◆ What this task involves
Write out the material exactly, without any of its pictures.

◆ Information shown
------------

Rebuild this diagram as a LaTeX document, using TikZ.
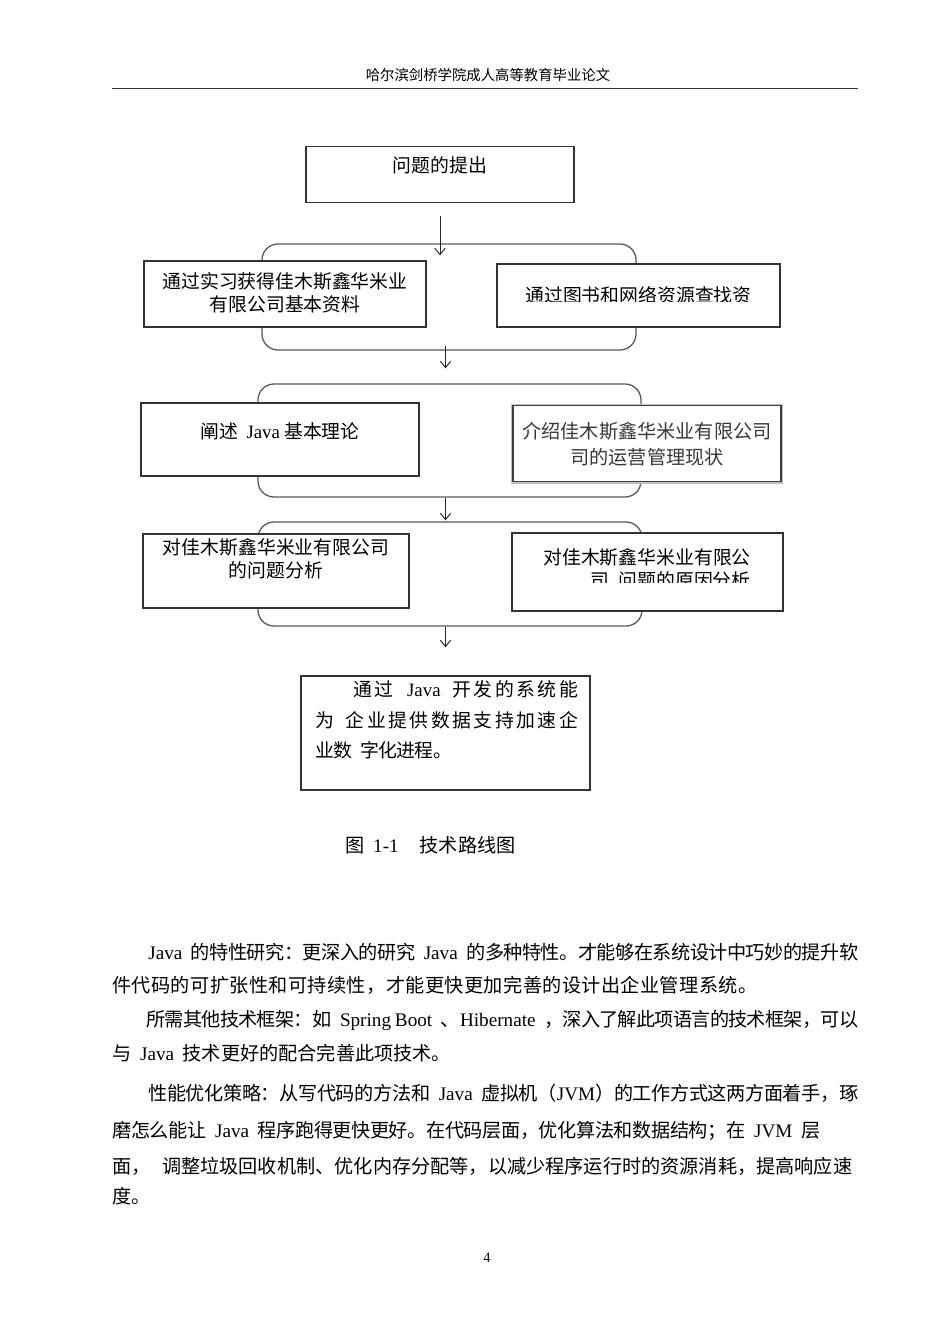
\documentclass[tikz,border=0pt]{standalone}
\usepackage{fontspec}
\setmainfont{Noto Sans CJK SC}
\newfontfamily\latfont{Liberation Serif}
\newcommand\ltn[1]{{\latfont #1}}
\newcommand\gap{\hspace{0.45em}}
\usepackage{tikz}
\usetikzlibrary{positioning,calc}
\usetikzlibrary{arrows.meta}
\colorlet{boxgray}{black!80}
\colorlet{bracegray}{black!65}
\newdimen\px
\px=0.6263pt
\newcommand\boxfont{\fontsize{11.8pt}{13.8pt}\selectfont}
\newcommand\bodyfont{\fontsize{12pt}{14pt}\selectfont}
\newcommand\boxtext[4]{\parbox[c][#2\px][t]{#1\px}{\centering\vspace*{#3\px}#4}}
\tikzstyle{arrow} = [line width=0.6pt,black!85,-{Straight Barb[length=4pt,width=6.5pt]}]
% stretchable glue between CJK characters, so that justified lines can spread
\newcount\cjkc
\newcommand\cjkrange[2]{\cjkc=#1 \loop\XeTeXcharclass\cjkc=7 \ifnum\cjkc<#2 \advance\cjkc by 1 \repeat}
\cjkrange{"3000}{"303F}
\cjkrange{"4E00}{"9FFF}
\cjkrange{"FF00}{"FFEF}
\XeTeXinterchartokenstate=1
\XeTeXinterchartoks 7 7 = {\hskip 0pt plus 2pt minus 0.8pt\relax}

\begin{document}
\begin{tikzpicture}[x=0.6263pt, y=-0.6263pt,
	stage/.style={draw=boxgray, line width=0.8pt, fill=white, inner sep=0pt, font=\boxfont},
	bracketbox/.style={draw=bracegray, line width=0.8pt, rounded corners=10pt, inner sep=0pt},
	bodyline/.style={anchor=base west, inner sep=0pt, font=\bodyfont}]
	
	\useasboundingbox (0,0) rectangle (950,1344);
	\fill[white] (0,0) rectangle (950,1344);
	
	% HEADER
	
	\node[font=\fontsize{9pt}{11pt}\selectfont] (header) at (488,75) {哈尔滨剑桥学院成人高等教育毕业论文};
	\draw[line width=0.6pt, black!80] (112,88) -- (858,88);
	
	% BRACKETS
	
	\node[bracketbox, minimum width=374\px, minimum height=106\px] (g1) at (449,297) {};
	\node[bracketbox, minimum width=383\px, minimum height=113\px] (g2) at (449.5,440.5) {};
	\node[bracketbox, minimum width=384\px, minimum height=104\px] (g3) at (450,574) {};
	
	% STAGES
	
	\node[stage] (q) at (440,174.5) {\boxtext{268}{56}{10}{问题的提出}};
	
	\node[stage] (b1) at (285,294) {\boxtext{282}{66}{12}{通过实习获得佳木斯鑫华米业\\有限公司基本资料}};
	\node[stage, minimum width=283\px, minimum height=63\px] (b2) at (638.5,295.5) {};
	\begin{scope}
		\clip (497,264) rectangle (780,301);
		\node[font=\boxfont] (b2t) at (b2.center) {通过图书和网络资源查找资};
	\end{scope}
	
	\node[stage] (c1) at (280,439.5) {\boxtext{278}{73}{20}{阐述\gap\ltn{Java} 基本理论}};
	\node[stage, draw=black!75, preaction={draw=black!25, line width=2.5pt}] (c2) at (647,443.5)
	{\boxtext{268}{76}{17}{\color{black!78}\fontsize{12pt}{16.3pt}\selectfont 介绍佳木斯鑫华米业有限公司\\司的运营管理现状}};
	
	\node[stage] (d1) at (276,571) {\boxtext{266}{74}{5}{对佳木斯鑫华米业有限公司\\的问题分析}};
	\node[stage, minimum width=271\px, minimum height=78\px] (d2) at (647.5,572) {};
	\begin{scope}
		\clip (512,533) rectangle (783,582);
		\node[font=\fontsize{11.8pt}{14.4pt}\selectfont, align=right, inner sep=0pt, anchor=east] (d2t) at (751,568.5)
		{对佳木斯鑫华米业有限公\\司\hspace{0.3em} 问题的原因分析};
	\end{scope}
	
	\node[stage] (e) at (445.5,733) {\parbox[c][114\px][t]{289\px}{\vspace*{5\px}\baselineskip=30.5\px
			\hspace*{14\px}\makebox[263\px][s]{\hspace*{38\px}通过\hspace{14\px}\ltn{Java}\hspace{12\px}开发的系统能}\\
			\hspace*{14\px}\makebox[263\px][s]{为\hspace{12\px}企业提供数据支持加速企}\\
			\hspace*{14\px}\makebox[137\px][s]{业数\hspace{8\px}字化进程。}}};
	
	% ARROWS
	
	\draw[arrow, shorten <=13\px, shorten >=-12\px] (q.south) -- (q.south |- g1.north);
	\draw[arrow, shorten <=-5\px, shorten >=15\px] (g1.south -| e.north) -- (g2.north -| e.north);
	\draw[arrow, shorten >=1\px] (g2.south -| e.north) -- (g3.north -| e.north);
	\draw[arrow, shorten >=28\px] (g3.south -| e.north) -- (e.north);
	
	% CAPTION AND TEXT
	
	\node[font=\bodyfont] (caption) at (430.5,845) {图\gap\ltn{1-1}\hspace{1.1em}技术路线图};
	
	\node[bodyline] (p1) at (148,959) {\makebox[710\px][s]{\ltn{Java}\gap 的特性研究：更深入的研究\gap\ltn{Java}\gap 的多种特性。才能够在系统设计中巧妙的提升软}};
	\node[bodyline] (p2) at (112,992) {\makebox[645\px][s]{件代码的可扩张性和可持续性，才能更快更加完善的设计出企业管理系统。}};
	\node[bodyline] (p3) at (146,1026) {\makebox[712\px][s]{所需其他技术框架：如\gap\ltn{Spring Boot}\gap 、\ltn{Hibernate}\gap ，深入了解此项语言的技术框架，可以}};
	\node[bodyline] (p4) at (112,1060) {与\gap\ltn{Java}\gap 技术更好的配合完善此项技术。};
	\node[bodyline] (p5) at (148,1100) {\makebox[710\px][s]{性能优化策略：从写代码的方法和\gap\ltn{Java}\gap 虚拟机（\ltn{JVM}）的工作方式这两方面着手，琢}};
	\node[bodyline] (p6) at (112,1137) {\makebox[708\px][s]{磨怎么能让\gap\ltn{Java}\gap 程序跑得更快更好。在代码层面，优化算法和数据结构；在\gap\ltn{JVM}\gap 层}};
	\node[bodyline] (p7) at (112,1173) {\makebox[740\px][s]{面，\hspace{0.6em}调整垃圾回收机制、优化内存分配等，以减少程序运行时的资源消耗，提高响应速}};
	\node[bodyline] (p8) at (112,1203) {度。};
	
	\node[font=\fontsize{9pt}{11pt}\selectfont\latfont] (pagenum) at (487,1258) {4};
	
\end{tikzpicture}
\end{document}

------------

◆ Exercise solution
Rebuild this diagram as a LaTeX document, using TikZ.
\documentclass[tikz,border=0pt]{standalone}
\usepackage{fontspec}
\setmainfont{Noto Sans CJK SC}
\newfontfamily\latfont{Liberation Serif}
\newcommand\ltn[1]{{\latfont #1}}
\newcommand\gap{\hspace{0.45em}}
\usepackage{tikz}
\usetikzlibrary{positioning,calc}
\usetikzlibrary{arrows.meta}
\colorlet{boxgray}{black!80}
\colorlet{bracegray}{black!65}
\newdimen\px
\px=0.6263pt
\newcommand\boxfont{\fontsize{11.8pt}{13.8pt}\selectfont}
\newcommand\bodyfont{\fontsize{12pt}{14pt}\selectfont}
\newcommand\boxtext[4]{\parbox[c][#2\px][t]{#1\px}{\centering\vspace*{#3\px}#4}}
\tikzstyle{arrow} = [line width=0.6pt,black!85,-{Straight Barb[length=4pt,width=6.5pt]}]
% stretchable glue between CJK characters, so that justified lines can spread
\newcount\cjkc
\newcommand\cjkrange[2]{\cjkc=#1 \loop\XeTeXcharclass\cjkc=7 \ifnum\cjkc<#2 \advance\cjkc by 1 \repeat}
\cjkrange{"3000}{"303F}
\cjkrange{"4E00}{"9FFF}
\cjkrange{"FF00}{"FFEF}
\XeTeXinterchartokenstate=1
\XeTeXinterchartoks 7 7 = {\hskip 0pt plus 2pt minus 0.8pt\relax}

\begin{document}
\begin{tikzpicture}[x=0.6263pt, y=-0.6263pt,
	stage/.style={draw=boxgray, line width=0.8pt, fill=white, inner sep=0pt, font=\boxfont},
	bracketbox/.style={draw=bracegray, line width=0.8pt, rounded corners=10pt, inner sep=0pt},
	bodyline/.style={anchor=base west, inner sep=0pt, font=\bodyfont}]
	
	\useasboundingbox (0,0) rectangle (950,1344);
	\fill[white] (0,0) rectangle (950,1344);
	
	% HEADER
	
	\node[font=\fontsize{9pt}{11pt}\selectfont] (header) at (488,75) {哈尔滨剑桥学院成人高等教育毕业论文};
	\draw[line width=0.6pt, black!80] (112,88) -- (858,88);
	
	% BRACKETS
	
	\node[bracketbox, minimum width=374\px, minimum height=106\px] (g1) at (449,297) {};
	\node[bracketbox, minimum width=383\px, minimum height=113\px] (g2) at (449.5,440.5) {};
	\node[bracketbox, minimum width=384\px, minimum height=104\px] (g3) at (450,574) {};
	
	% STAGES
	
	\node[stage] (q) at (440,174.5) {\boxtext{268}{56}{10}{问题的提出}};
	
	\node[stage] (b1) at (285,294) {\boxtext{282}{66}{12}{通过实习获得佳木斯鑫华米业\\有限公司基本资料}};
	\node[stage, minimum width=283\px, minimum height=63\px] (b2) at (638.5,295.5) {};
	\begin{scope}
		\clip (497,264) rectangle (780,301);
		\node[font=\boxfont] (b2t) at (b2.center) {通过图书和网络资源查找资};
	\end{scope}
	
	\node[stage] (c1) at (280,439.5) {\boxtext{278}{73}{20}{阐述\gap\ltn{Java} 基本理论}};
	\node[stage, draw=black!75, preaction={draw=black!25, line width=2.5pt}] (c2) at (647,443.5)
	{\boxtext{268}{76}{17}{\color{black!78}\fontsize{12pt}{16.3pt}\selectfont 介绍佳木斯鑫华米业有限公司\\司的运营管理现状}};
	
	\node[stage] (d1) at (276,571) {\boxtext{266}{74}{5}{对佳木斯鑫华米业有限公司\\的问题分析}};
	\node[stage, minimum width=271\px, minimum height=78\px] (d2) at (647.5,572) {};
	\begin{scope}
		\clip (512,533) rectangle (783,582);
		\node[font=\fontsize{11.8pt}{14.4pt}\selectfont, align=right, inner sep=0pt, anchor=east] (d2t) at (751,568.5)
		{对佳木斯鑫华米业有限公\\司\hspace{0.3em} 问题的原因分析};
	\end{scope}
	
	\node[stage] (e) at (445.5,733) {\parbox[c][114\px][t]{289\px}{\vspace*{5\px}\baselineskip=30.5\px
			\hspace*{14\px}\makebox[263\px][s]{\hspace*{38\px}通过\hspace{14\px}\ltn{Java}\hspace{12\px}开发的系统能}\\
			\hspace*{14\px}\makebox[263\px][s]{为\hspace{12\px}企业提供数据支持加速企}\\
			\hspace*{14\px}\makebox[137\px][s]{业数\hspace{8\px}字化进程。}}};
	
	% ARROWS
	
	\draw[arrow, shorten <=13\px, shorten >=-12\px] (q.south) -- (q.south |- g1.north);
	\draw[arrow, shorten <=-5\px, shorten >=15\px] (g1.south -| e.north) -- (g2.north -| e.north);
	\draw[arrow, shorten >=1\px] (g2.south -| e.north) -- (g3.north -| e.north);
	\draw[arrow, shorten >=28\px] (g3.south -| e.north) -- (e.north);
	
	% CAPTION AND TEXT
	
	\node[font=\bodyfont] (caption) at (430.5,845) {图\gap\ltn{1-1}\hspace{1.1em}技术路线图};
	
	\node[bodyline] (p1) at (148,959) {\makebox[710\px][s]{\ltn{Java}\gap 的特性研究：更深入的研究\gap\ltn{Java}\gap 的多种特性。才能够在系统设计中巧妙的提升软}};
	\node[bodyline] (p2) at (112,992) {\makebox[645\px][s]{件代码的可扩张性和可持续性，才能更快更加完善的设计出企业管理系统。}};
	\node[bodyline] (p3) at (146,1026) {\makebox[712\px][s]{所需其他技术框架：如\gap\ltn{Spring Boot}\gap 、\ltn{Hibernate}\gap ，深入了解此项语言的技术框架，可以}};
	\node[bodyline] (p4) at (112,1060) {与\gap\ltn{Java}\gap 技术更好的配合完善此项技术。};
	\node[bodyline] (p5) at (148,1100) {\makebox[710\px][s]{性能优化策略：从写代码的方法和\gap\ltn{Java}\gap 虚拟机（\ltn{JVM}）的工作方式这两方面着手，琢}};
	\node[bodyline] (p6) at (112,1137) {\makebox[708\px][s]{磨怎么能让\gap\ltn{Java}\gap 程序跑得更快更好。在代码层面，优化算法和数据结构；在\gap\ltn{JVM}\gap 层}};
	\node[bodyline] (p7) at (112,1173) {\makebox[740\px][s]{面，\hspace{0.6em}调整垃圾回收机制、优化内存分配等，以减少程序运行时的资源消耗，提高响应速}};
	\node[bodyline] (p8) at (112,1203) {度。};
	
	\node[font=\fontsize{9pt}{11pt}\selectfont\latfont] (pagenum) at (487,1258) {4};
	
\end{tikzpicture}
\end{document}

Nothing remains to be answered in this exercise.